The Minister of Health, Prof. Isaac Adewole, has urged husbands to stop struggling with their babies over breasts, but rather allow their wives to put the babies on exclusive breast milk.
This is just as the minister revealed that he was having talks with the Ministry of Labour and Employment to extend maternity leave from the current four months to six.
Adewole said this at the ministerial briefing and inauguration of the 2018 World Breastfeeding Week and High Level Policy Dialogue on Breastfeeding in Abuja on Thursday.
Speaking on the theme, ‘Breastfeeding: Foundation of Life’, the minister said breastfeeding remained the surest way to have a healthy baby.

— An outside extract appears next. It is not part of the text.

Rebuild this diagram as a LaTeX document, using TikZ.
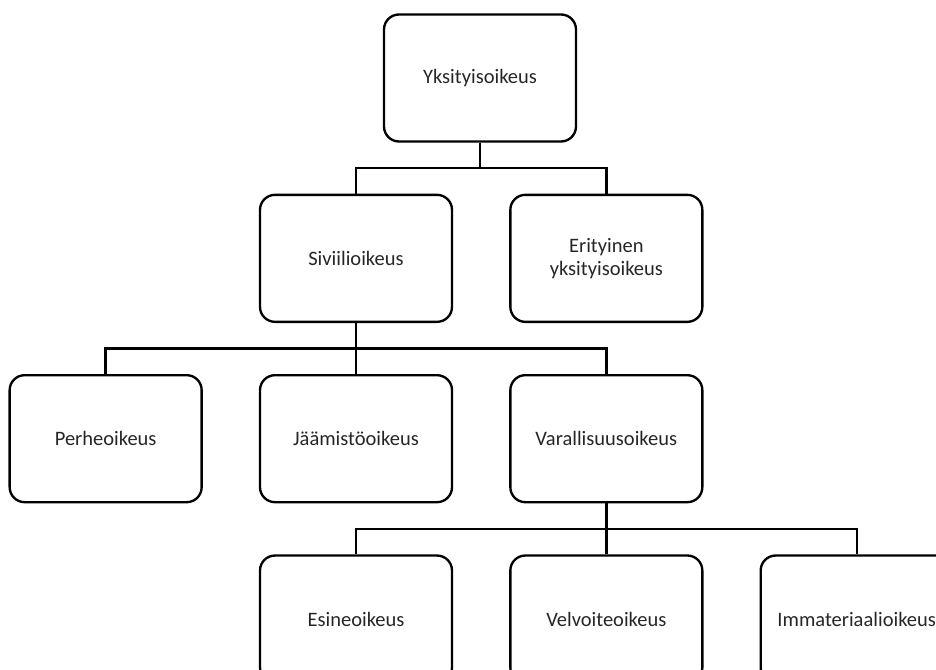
\documentclass[tikz,border=0pt]{standalone}
\usepackage{fontspec}
\setmainfont{Carlito}
\usetikzlibrary{positioning}

\tikzset{
  box/.style={draw, line width=2pt, rounded corners=0.45cm, minimum width=5.76cm,
    minimum height=3.81cm, align=center, text=black!85,
    font=\fontsize{17.5}{20}\selectfont},
  link/.style={line width=2pt}
}

\begin{document}
\begin{tikzpicture}[node distance=1.53cm and 1.68cm]
	\useasboundingbox (0,0) rectangle (28.08,-20.1);
	% ylin taso
	\node[box] (yksi) at (14.4,-2.34) {Yksityisoikeus};
	% toinen taso
	\node[box, below=of yksi, xshift=-3.72cm] (sivi) {Siviilioikeus};
	\node[box, right=of sivi] (erit) {Erityinen\\yksityisoikeus};
	% kolmas taso
	\node[box, below=of sivi] (jaam) {Jäämistöoikeus};
	\node[box, left=of jaam] (perhe) {Perheoikeus};
	\node[box, right=of jaam] (vara) {Varallisuusoikeus};
	% neljäs taso
	\node[box, below=of jaam] (esine) {Esineoikeus};
	\node[box, right=of esine] (velv) {Velvoiteoikeus};
	\node[box, right=of velv] (imma) {Immateriaalioikeus};
	% yhteydet
	\foreach \c in {sivi,erit}
		\draw[link] (yksi.south) -- ++(0,-0.765) -| (\c.north);
	\foreach \c in {perhe,jaam,vara}
		\draw[link] (sivi.south) -- ++(0,-0.765) -| (\c.north);
	\foreach \c in {esine,velv,imma}
		\draw[link] (vara.south) -- ++(0,-0.765) -| (\c.north);
\end{tikzpicture}
\end{document}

He said, “What has been shown clearly is that the brain, which we actually need to drive everything we do in life, is sorted out in the first two years. So, if you give the baby good food, good protein, we will have good workers and good leaders in the future.
“But if we don’t give them good food, then we will have a generation of jesters over the years and that is not what we want in this country. So, breastfeeding is a national investment in the cerebral architecture of our citizens and in the future development of our country.
“So, let us work together to promote it. To the men, please allow the women to give it to the babies. Don’t share or compete with the babies. Only promote it. To the women, I know you love us but don’t give it to us, give it to the babies.”
Adewole noted that he was having talks with the Minister of Labour and Employment, Dr. Chris Ngige, on the possibility of extending the maternity leave from four to six months.
He said this would give women more time to breastfeed their babies.
The minister noted, “Now we have four months of maternity leave but we are working with labour to increase it to six so that there will be no excuse because if you have six months, there is no excuse.”
In her remarks, the Minister of State for Budget and National Planning, Mrs. Zainab Ahmed, said statistics showed that of the seven million babies born every year, less than 25 per cent put on exclusive breast milk.
Ahmed said that babies who are well breastfed hardly fall sick while mothers have a reduced risk of ovarian and breast cancer.
She added, “Health practitioners have advised us that initiating breastfeeding within the first hours of life reduces the rate of neonatal mortality by up to 22 per cent. It also reduces the risk of asthma and obesity in the babies.
“Approximately, seven million children are born in Nigeria every year and, according to the 2014 National Nutrition Survey, only 25 per cent are exclusively breastfed between the ages of zero and six months.”